▶ **DIRECTIONS FOR THIS TASK**:
Copy exactly the lines from the start of the material through the line with "4, 1.5, 1.5];". Pictures stay out of the copy.
:: RECORDED INFORMATION ::
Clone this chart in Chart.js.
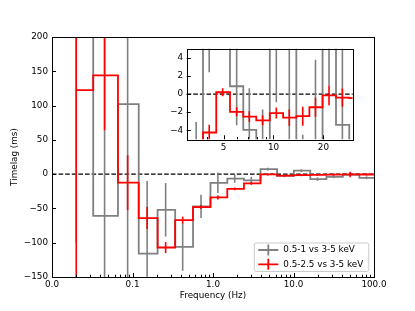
<!DOCTYPE html>
<html>
<head>
<meta charset="utf-8">
<script src="https://cdn.jsdelivr.net/npm/chart.js@4/dist/chart.umd.min.js"></script>
<style>
  html, body { margin: 0; padding: 0; background: #fff; }
  #wrap { position: relative; width: 415px; height: 311px; }
  #mainChart { position: absolute; left: 0; top: 0; }
  #insetChart { position: absolute; left: 160px; top: 40px; }
</style>
</head>
<body>
<div id="wrap">
  <canvas id="mainChart" width="415" height="311"></canvas>
  <canvas id="insetChart" width="200" height="115"></canvas>
</div>
<script>
const seriesNames = ['0.5-1 vs 3-5 keV', '0.5-2.5 vs 3-5 keV'];
const seriesColors = ['#808080', '#ff0000'];

// main panel: bin centres (Hz) and lags (ms)
const freq = [0.02, 0.045, 0.087, 0.152, 0.258, 0.42, 0.71, 1.15, 1.86, 2.99, 4.8, 7.7, 12.5, 19.8, 31.5, 50.5, 81, 128];
const lagSoft = [300, -61, 102, -116, -52, -106, -47, -12.6, -6.5, -9, 7.3, -2.4, 5, -7.3, -3.9, -1, -5.3, -5];
const errSoft = [400, 300, 300, 106, 39, 35, 17, 15, 6, 5, 2, 2, 2, 2.5, 2, 2, 2, 2];
const lagWide = [122.5, 144, -12.4, -64, -107, -67, -48, -34, -21.5, -13.6, -0.4, -2.3, -1.5, -1, -0.6, -0.4, -0.5, -0.5];
const errWide = [400, 80, 40, 16, 8, 5, 3, 3, 2, 2, 1.5, 1.5, 1.5, 1.5, 1.5, 4, 1.5, 1.5];

// inset: finer bins
const insetFreq = [2.85, 3.42, 4.1, 4.94, 6.0, 7.15, 8.6, 10.4, 12.45, 15, 17.9, 21.6, 26, 31.2];
const insetSoft = [-9, -8, 9, 12, 0.86, -3.96, -7, 6, 7, -8, -6, 8, -3.4, -8];
const insetSoftErr = [3, 4.9, 6.6, 5, 4.3, 4.6, 5.3, 6.9, 14, 3.5, 9.8, 7, 9, 2];
const insetWide = [-10, -8, -4.25, 0.2, -1.96, -2.5, -2.9, -2.1, -2.6, -2.45, -1.46, -0.14, -0.4, -0.45];
const insetWideErr = [1, 1, 0.85, 0.45, 0.5, 0.6, 0.55, 0.6, 0.9, 1.05, 1.05, 1.1, 1.0, 1.0];

// ticks
const xTickVals = [0.01, 0.1, 1, 10, 100];
const xTickLabels = ['0.0', '0.1', '1.0', '10.0', '100.0'];
const yTickVals = [-150, -100, -50, 0, 50, 100, 150, 200];
const yTickLabels = ['−150', '−100', '−50', '0', '50', '100', '150', '200'];
const insetXTickVals = [5, 10, 20];
const insetXTickLabels = ['5', '10', '20'];
const insetYTickVals = [-4, -2, 0, 2, 4];
const insetYTickLabels = ['−4', '−2', '0', '2', '4'];

Chart.defaults.font.family = "'DejaVu Sans', sans-serif";
Chart.defaults.font.size = 8.8;
Chart.defaults.color = '#000';

// matplotlib steps-mid: jump at the linear midpoint between centres
function stepMid(xs, ys) {
  const pts = [];
  for (let i = 0; i < xs.length; i++) {
    pts.push({x: xs[i], y: ys[i]});
    if (i < xs.length - 1) {
      const m = (xs[i] + xs[i + 1]) / 2;
      pts.push({x: m, y: ys[i]}, {x: m, y: ys[i + 1]});
    }
  }
  return pts;
}

function logTicks(lo, hi, majors) {
  const out = majors.map(v => ({value: v, mj: true}));
  for (let n = Math.floor(Math.log10(lo)); n <= Math.ceil(Math.log10(hi)); n++) {
    for (let k = 1; k <= 9; k++) {
      const v = +(k * Math.pow(10, n)).toPrecision(6);
      if (v < lo * 0.999 || v > hi * 1.001) continue;
      if (majors.some(m => Math.abs(m - v) < 1e-9 * v)) continue;
      out.push({value: v, mj: false});
    }
  }
  return out.sort((a, b) => a.value - b.value);
}

function lookup(vals, labels) {
  return v => {
    const i = vals.findIndex(t => Math.abs(t - v) < 1e-9 * Math.max(1, Math.abs(t)));
    return i >= 0 ? labels[i] : '';
  };
}

const errorBars = {
  id: 'errorBars',
  afterDatasetDraw(chart, args) {
    const ds = chart.data.datasets[args.index];
    if (!ds.errs) return;
    const {ctx, chartArea: a, scales: {x, y}} = chart;
    ctx.save();
    ctx.beginPath();
    ctx.rect(a.left, a.top, a.right - a.left, a.bottom - a.top);
    ctx.clip();
    ctx.strokeStyle = ds.borderColor;
    ctx.lineWidth = 1.6;
    ds.centres.forEach((f, i) => {
      const px = x.getPixelForValue(f);
      ctx.beginPath();
      ctx.moveTo(px, y.getPixelForValue(ds.vals[i] - ds.errs[i]));
      ctx.lineTo(px, y.getPixelForValue(ds.vals[i] + ds.errs[i]));
      ctx.stroke();
    });
    ctx.restore();
  }
};

const axesDecor = {
  id: 'axesDecor',
  beforeDraw(chart) {
    if (!chart.options.whiteArea) return;
    const {ctx, chartArea: a} = chart;
    ctx.save();
    ctx.fillStyle = '#fff';
    ctx.fillRect(a.left, a.top, a.right - a.left, a.bottom - a.top);
    ctx.restore();
  },
  beforeDatasetsDraw(chart) {
    const {ctx, chartArea: a, scales: {y}} = chart;
    const py = y.getPixelForValue(0);
    ctx.save();
    ctx.strokeStyle = '#000';
    ctx.lineWidth = 1.3;
    ctx.setLineDash([4.6, 2]);
    ctx.beginPath();
    ctx.moveTo(a.left, py);
    ctx.lineTo(a.right, py);
    ctx.stroke();
    ctx.restore();
  },
  afterDraw(chart) {
    const {ctx, chartArea: a, scales: {x, y}} = chart;
    ctx.save();
    ctx.strokeStyle = '#000';
    ctx.lineWidth = 1;
    x.ticks.forEach(t => {
      const px = Math.round(x.getPixelForValue(t.value)) + 0.5;
      const len = t.mj ? 4 : 2.3;
      ctx.beginPath();
      ctx.moveTo(px, a.bottom);
      ctx.lineTo(px, a.bottom - len);
      ctx.stroke();
    });
    y.ticks.forEach(t => {
      const py = Math.round(y.getPixelForValue(t.value)) + 0.5;
      ctx.beginPath();
      ctx.moveTo(a.left, py);
      ctx.lineTo(a.left + 4, py);
      ctx.stroke();
    });
    ctx.strokeRect(Math.round(a.left) + 0.5, Math.round(a.top) + 0.5,
      Math.round(a.right - a.left), Math.round(a.bottom - a.top));
    ctx.restore();
  }
};

const legendBox = {
  id: 'legendBox',
  afterDraw(chart) {
    const {ctx, chartArea: a} = chart;
    const w = 114.5, h = 28.5;
    const bx = a.right - 5.7 - w, by = a.bottom - 6 - h;
    ctx.save();
    ctx.fillStyle = 'rgba(255,255,255,0.8)';
    ctx.strokeStyle = '#cccccc';
    ctx.lineWidth = 1;
    ctx.beginPath();
    ctx.roundRect(bx + 0.5, by + 0.5, w, h, 2);
    ctx.fill();
    ctx.stroke();
    ctx.font = "8.8px 'DejaVu Sans', sans-serif";
    ctx.textBaseline = 'middle';
    ctx.fillStyle = '#000';
    chart.data.datasets.forEach((ds, i) => {
      const cy = by + 7.5 + i * 14.3;
      const hx = bx + 4.5;
      ctx.strokeStyle = ds.borderColor;
      ctx.lineWidth = 1.8;
      ctx.beginPath();
      ctx.moveTo(hx, cy);
      ctx.lineTo(hx + 20, cy);
      ctx.moveTo(hx + 10, cy - 5.5);
      ctx.lineTo(hx + 10, cy + 5.5);
      ctx.stroke();
      ctx.fillText(ds.label, hx + 25, cy);
    });
    ctx.restore();
  }
};

function seriesDataset(i, xs, ys, es, order) {
  return {
    label: seriesNames[i],
    data: stepMid(xs, ys),
    centres: xs, vals: ys, errs: es,
    borderColor: seriesColors[i],
    borderWidth: 1.8,
    pointRadius: 0,
    tension: 0,
    fill: false,
    order: order
  };
}

new Chart(document.getElementById('mainChart'), {
  type: 'line',
  data: {
    datasets: [
      seriesDataset(0, freq, lagSoft, errSoft, 2),
      seriesDataset(1, freq, lagWide, errWide, 1)
    ]
  },
  options: {
    responsive: false,
    devicePixelRatio: 1,
    animation: false,
    layout: { padding: { left: 0, top: 37, right: 41, bottom: 0 } },
    plugins: { legend: { display: false }, tooltip: { enabled: false } },
    scales: {
      x: {
        type: 'logarithmic', min: 0.01, max: 100,
        grid: { display: false, drawTicks: false }, border: { display: false },
        afterBuildTicks: s => { s.ticks = logTicks(0.01, 100, xTickVals); },
        afterFit: s => { s.height = 34; },
        ticks: { autoSkip: false, maxRotation: 0, padding: 2, callback: lookup(xTickVals, xTickLabels) },
        title: { display: true, text: 'Frequency (Hz)', padding: { top: 0, bottom: 9.6 } }
      },
      y: {
        type: 'linear', min: -150, max: 200,
        grid: { display: false, drawTicks: false }, border: { display: false },
        afterBuildTicks: s => { s.ticks = yTickVals.map(v => ({value: v, mj: true})); },
        afterFit: s => { s.width = 52; },
        ticks: { autoSkip: false, padding: 4, callback: lookup(yTickVals, yTickLabels) },
        title: { display: true, text: 'Timelag (ms)', padding: { top: 9.6, bottom: 0 } }
      }
    }
  },
  plugins: [axesDecor, errorBars, legendBox]
});

new Chart(document.getElementById('insetChart'), {
  type: 'line',
  data: {
    datasets: [
      seriesDataset(0, insetFreq, insetSoft, insetSoftErr, 2),
      seriesDataset(1, insetFreq, insetWide, insetWideErr, 1)
    ]
  },
  options: {
    responsive: false,
    devicePixelRatio: 1,
    animation: false,
    whiteArea: true,
    layout: { padding: { left: 0, top: 6.7, right: 7.3, bottom: 0 } },
    plugins: { legend: { display: false }, tooltip: { enabled: false } },
    scales: {
      x: {
        type: 'logarithmic', min: 3, max: 30,
        grid: { display: false, drawTicks: false }, border: { display: false },
        afterBuildTicks: s => { s.ticks = logTicks(3, 30, insetXTickVals); },
        afterFit: s => { s.height = 15.7; },
        ticks: { autoSkip: false, maxRotation: 0, padding: 3, callback: lookup(insetXTickVals, insetXTickLabels) }
      },
      y: {
        type: 'linear', min: -5, max: 5,
        grid: { display: false, drawTicks: false }, border: { display: false },
        afterBuildTicks: s => { s.ticks = insetYTickVals.map(v => ({value: v, mj: true})); },
        afterFit: s => { s.width = 26.7; },
        ticks: { autoSkip: false, padding: 3.5, callback: lookup(insetYTickVals, insetYTickLabels) }
      }
    }
  },
  plugins: [axesDecor, errorBars]
});
</script>
</body>
</html>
:::
▶ **RESPONSE FOR THIS EXERCISE**:
Clone this chart in Chart.js.
<!DOCTYPE html>
<html>
<head>
<meta charset="utf-8">
<script src="https://cdn.jsdelivr.net/npm/chart.js@4/dist/chart.umd.min.js"></script>
<style>
  html, body { margin: 0; padding: 0; background: #fff; }
  #wrap { position: relative; width: 415px; height: 311px; }
  #mainChart { position: absolute; left: 0; top: 0; }
  #insetChart { position: absolute; left: 160px; top: 40px; }
</style>
</head>
<body>
<div id="wrap">
  <canvas id="mainChart" width="415" height="311"></canvas>
  <canvas id="insetChart" width="200" height="115"></canvas>
</div>
<script>
const seriesNames = ['0.5-1 vs 3-5 keV', '0.5-2.5 vs 3-5 keV'];
const seriesColors = ['#808080', '#ff0000'];

// main panel: bin centres (Hz) and lags (ms)
const freq = [0.02, 0.045, 0.087, 0.152, 0.258, 0.42, 0.71, 1.15, 1.86, 2.99, 4.8, 7.7, 12.5, 19.8, 31.5, 50.5, 81, 128];
const lagSoft = [300, -61, 102, -116, -52, -106, -47, -12.6, -6.5, -9, 7.3, -2.4, 5, -7.3, -3.9, -1, -5.3, -5];
const errSoft = [400, 300, 300, 106, 39, 35, 17, 15, 6, 5, 2, 2, 2, 2.5, 2, 2, 2, 2];
const lagWide = [122.5, 144, -12.4, -64, -107, -67, -48, -34, -21.5, -13.6, -0.4, -2.3, -1.5, -1, -0.6, -0.4, -0.5, -0.5];
const errWide = [400, 80, 40, 16, 8, 5, 3, 3, 2, 2, 1.5, 1.5, 1.5, 1.5, 1.5, 4, 1.5, 1.5];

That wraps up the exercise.